Of course, this prompted me to check the status of the film itself. I remembered it to be called something like The Diaries of Tai Atlas. I found it. Still in production. No surprises there – it seems to take forever to make these things. Even more bizarrely though, I noticed just this morning a casting call for Supporting Artists for a similarly titled film Life of Tai: The Diaries of Tai Atlas shooting in another of the locations I had visited in 2020, and indeed it appears to be the very same film still adding material. Sadly I’m not free on the day they are requesting.

But, narcissist that I am, my search for this particular film led me to check once again the other productions in which I have played a background part in the last few years and – to my enormous surprise – there I was on a film trailer gawping at a Martian Invader on Horsell Common and then running through the wood before being spectacularly blown up. I did a day’s work in October 2019 filming this – War of the Worlds – The Attack.
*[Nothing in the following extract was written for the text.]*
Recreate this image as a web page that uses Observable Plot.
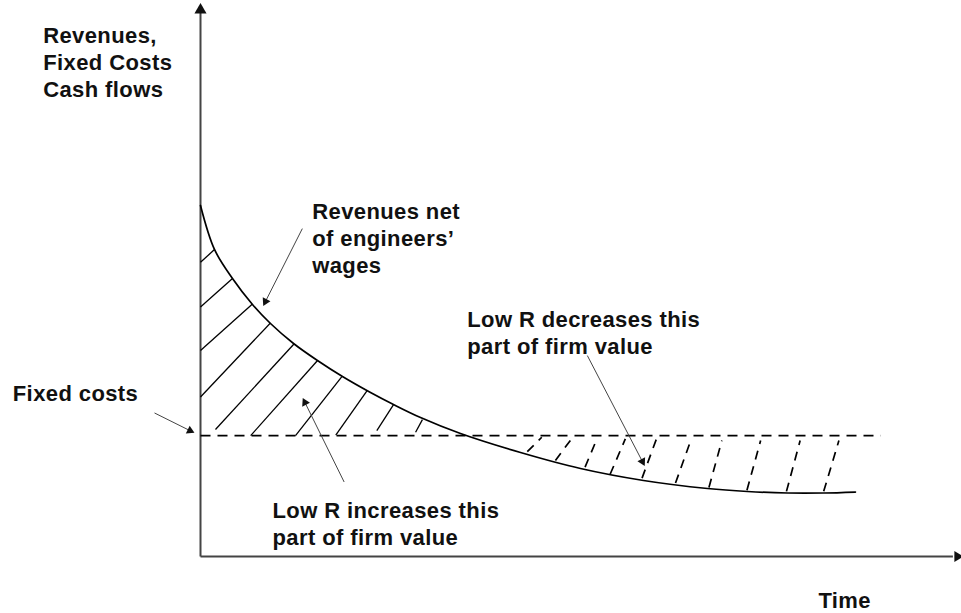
<!DOCTYPE html>
<html>
<head>
<meta charset="utf-8">
<script src="https://cdn.jsdelivr.net/npm/d3@7"></script>
<script src="https://cdn.jsdelivr.net/npm/@observablehq/plot@0.6"></script>
<style>
  html, body { margin: 0; padding: 0; background: #fff; }
  #chart svg { display: block; overflow: visible; }
  #chart svg text { letter-spacing: 0.4px; }
</style>
</head>
<body>
<div id="chart"></div>
<script>
// Revenues net of engineers' wages over time (arbitrary units)
const time    = [0, 1.84, 4.21, 6.84, 9.21, 12.24, 15.39, 18.68, 22.37, 25.39, 28.95, 34.21, 42.11, 50.0, 58.29, 66.71, 71.97, 77.24, 81.97, 86.18];
const revenue = [63.59, 55.62, 50.36, 45.65, 42.21, 38.59, 35.51, 32.61, 29.71, 27.54, 25.18, 22.28, 18.84, 15.94, 13.77, 12.32, 11.78, 11.5, 11.5, 11.68];

// Fixed costs level and its drawn extent in time
const fixedCost = 21.9;
const fixedSpan = [0, 89.5];

// Hatching of the two areas: [x1, y1, x2, y2]
const hatchIncrease = [
  [0, 53.3, 1.84, 55.6],
  [0, 45.2, 4.17, 50.3],
  [0, 37.3, 6.8, 45.7],
  [0, 28.9, 9.2, 42.3],
  [1.97, 23.0, 12.3, 38.5],
  [6.6, 21.9, 15.4, 35.5],
  [12.5, 21.9, 18.6, 32.6],
  [17.8, 22.0, 21.9, 30.0],
  [23.2, 22.8, 25.4, 27.5],
  [28.3, 22.5, 29.2, 24.8]
];
const hatchDecrease = [
  [43.0, 19.0, 44.9, 21.6],
  [46.7, 17.4, 48.7, 21.1],
  [50.6, 16.2, 52.1, 21.1],
  [53.9, 14.9, 55.9, 21.3],
  [58.1, 14.2, 60.1, 21.7],
  [62.5, 13.3, 64.5, 21.0],
  [66.9, 12.5, 68.6, 21.0],
  [71.9, 12.0, 73.7, 21.0],
  [77.1, 11.8, 78.9, 21.0],
  [82.0, 11.8, 84.0, 21.0]
];

// Annotation pointers: [x1, y1, x2, y2]
const pointers = [
  [13.4, 59.4, 8.4, 45.8],
  [-6.05, 26.0, -1.09, 22.6],
  [18.9, 13.5, 13.6, 28.3],
  [50.9, 36.4, 58.3, 16.8]
];

// Labels: [x, y (baseline of last line), text]
const labels = [
  [-20.7, 83.3, "Revenues,\nFixed Costs\nCash flows"],
  [14.7, 51.4, "Revenues net\nof engineers’\nwages"],
  [35.1, 36.6, "Low R decreases this\npart of firm value"],
  [-24.7, 28.1, "Fixed costs"],
  [9.47, 2.17, "Low R increases this\npart of firm value"],
  [81.3, -9.4, "Time"]
];

const W = 961, H = 613, ML = 200, MR = 1, MT = 4, MB = 57;
const sx = (W - ML - MR) / 100, sy = (H - MT - MB) / 100; // px per unit

const curveData = time.map((t, i) => ({t, v: revenue[i]}));
const seg = a => a.map(([x1, y1, x2, y2]) => ({x1, y1, x2, y2}));
// filled arrowheads at pointer tips, pulled back slightly so the tip lands at the end
const heads = pointers.map(([x1, y1, x2, y2]) => {
  const ux = (x2 - x1) * sx, uy = (y2 - y1) * sy;
  const len = Math.hypot(ux, uy);
  const back = 2.5;
  return {
    x: x2 - (ux / len) * back / sx,
    y: y2 - (uy / len) * back / sy,
    a: Math.atan2(ux, uy) * 180 / Math.PI
  };
});
const font = "Liberation Sans, Arial, Helvetica, sans-serif";

const chart = Plot.plot({
  width: W,
  height: H,
  marginLeft: ML,
  marginRight: MR,
  marginTop: MT,
  marginBottom: MB,
  x: {domain: [0, 100], axis: null},
  y: {domain: [0, 100], axis: null},
  style: {fontFamily: font, background: "#fff", overflow: "visible"},
  marks: [
    // axes
    Plot.link([{x1: 0, y1: 0, x2: 0, y2: 98.6}], {x1: "x1", y1: "y1", x2: "x2", y2: "y2", stroke: "#444", strokeWidth: 2}),
    Plot.link([{x1: 0, y1: 0, x2: 99, y2: 0}], {x1: "x1", y1: "y1", x2: "x2", y2: "y2", stroke: "#444", strokeWidth: 2}),
    Plot.dot([{x: 0, y: 99}], {x: "x", y: "y", symbol: "triangle", r: 4.5, fill: "#111", stroke: null}),
    Plot.dot([{x: 99.6, y: 0}], {x: "x", y: "y", symbol: "triangle", r: 4, fill: "#111", stroke: null, rotate: 90}),
    // fixed costs
    Plot.link([{x1: fixedSpan[0], x2: fixedSpan[1], y: fixedCost}], {x1: "x1", x2: "x2", y1: "y", y2: "y", stroke: "#000", strokeWidth: 1.6, strokeDasharray: "10,7"}),
    // hatching
    Plot.link(seg(hatchIncrease), {x1: "x1", y1: "y1", x2: "x2", y2: "y2", stroke: "#000", strokeWidth: 1.3}),
    Plot.link(seg(hatchDecrease), {x1: "x1", y1: "y1", x2: "x2", y2: "y2", stroke: "#000", strokeWidth: 1.7, strokeDasharray: "9,7"}),
    // revenues curve
    Plot.line(curveData, {x: "t", y: "v", curve: "catmull-rom", stroke: "#000", strokeWidth: 1.7}),
    // pointers
    Plot.link(seg(pointers), {x1: "x1", y1: "y1", x2: "x2", y2: "y2", stroke: "#444", strokeWidth: 1}),
    Plot.dot(heads, {x: "x", y: "y", rotate: "a", symbol: "triangle", r: 3.2, fill: "#111", stroke: null}),
    // labels
    Plot.text(labels, {x: d => d[0], y: d => d[1], text: d => d[2], textAnchor: "start", lineAnchor: "bottom", lineHeight: 27 / 22, fontSize: 22, fontWeight: "bold", fontFamily: font, fill: "#111"})
  ]
});
document.getElementById("chart").appendChild(chart);
</script>
</body>
</html>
It was the first time I was paid anything for such work, and the first on which I was able to eat lunch from a proper film catering facility. I was massively over-excited at the time, but ever since had assumed the production had been somehow abandoned. It has however just been released and whilst it is unlikely to grace our main cinema chains, it is clearly not a complete write-off. I will watch it in full when I get a free hour and a half – I believe it can be purchased or rented from Amazon. Needless to say, the Martian Invader was a figment of our imaginations on the day (with an eyeline object on a stick as a substitute) and I don’t recall the explosion at all – indeed I still have the jacket I was wearing and there is not single scorch mark to be seen!
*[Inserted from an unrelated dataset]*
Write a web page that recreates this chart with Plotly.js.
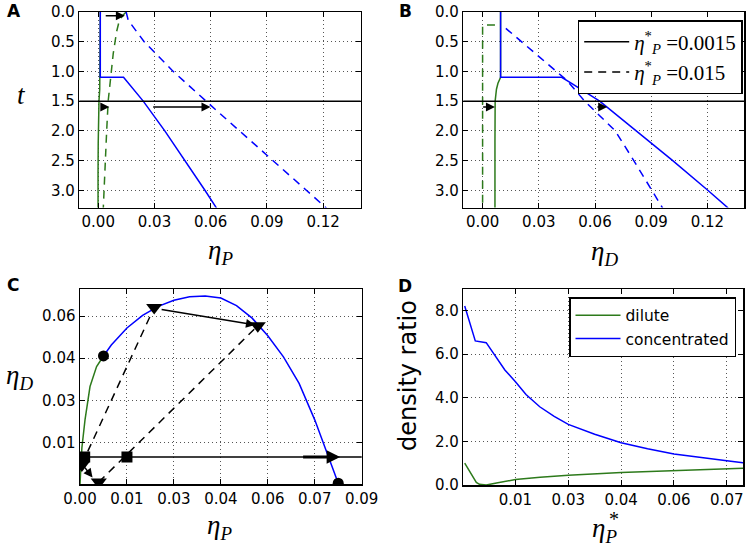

Here’s the trailer if you’re interested.

Fame at last – this was a short film called Miss Fortunate and my first-ever SA job (unpaid, but rather sweet of them to list all of us)

So, now I have another few seconds of screen time to add to my famous two seconds on the same bill as Ben Whishaw (yes, my name actually in the same screenshot of the credits even though I never saw him and we weren’t in the same scenes).

I think this is going to my head now. I’m already thinking what should be on my rider for future productions. 

Not having to get up too early or drive in the dark would be the first item.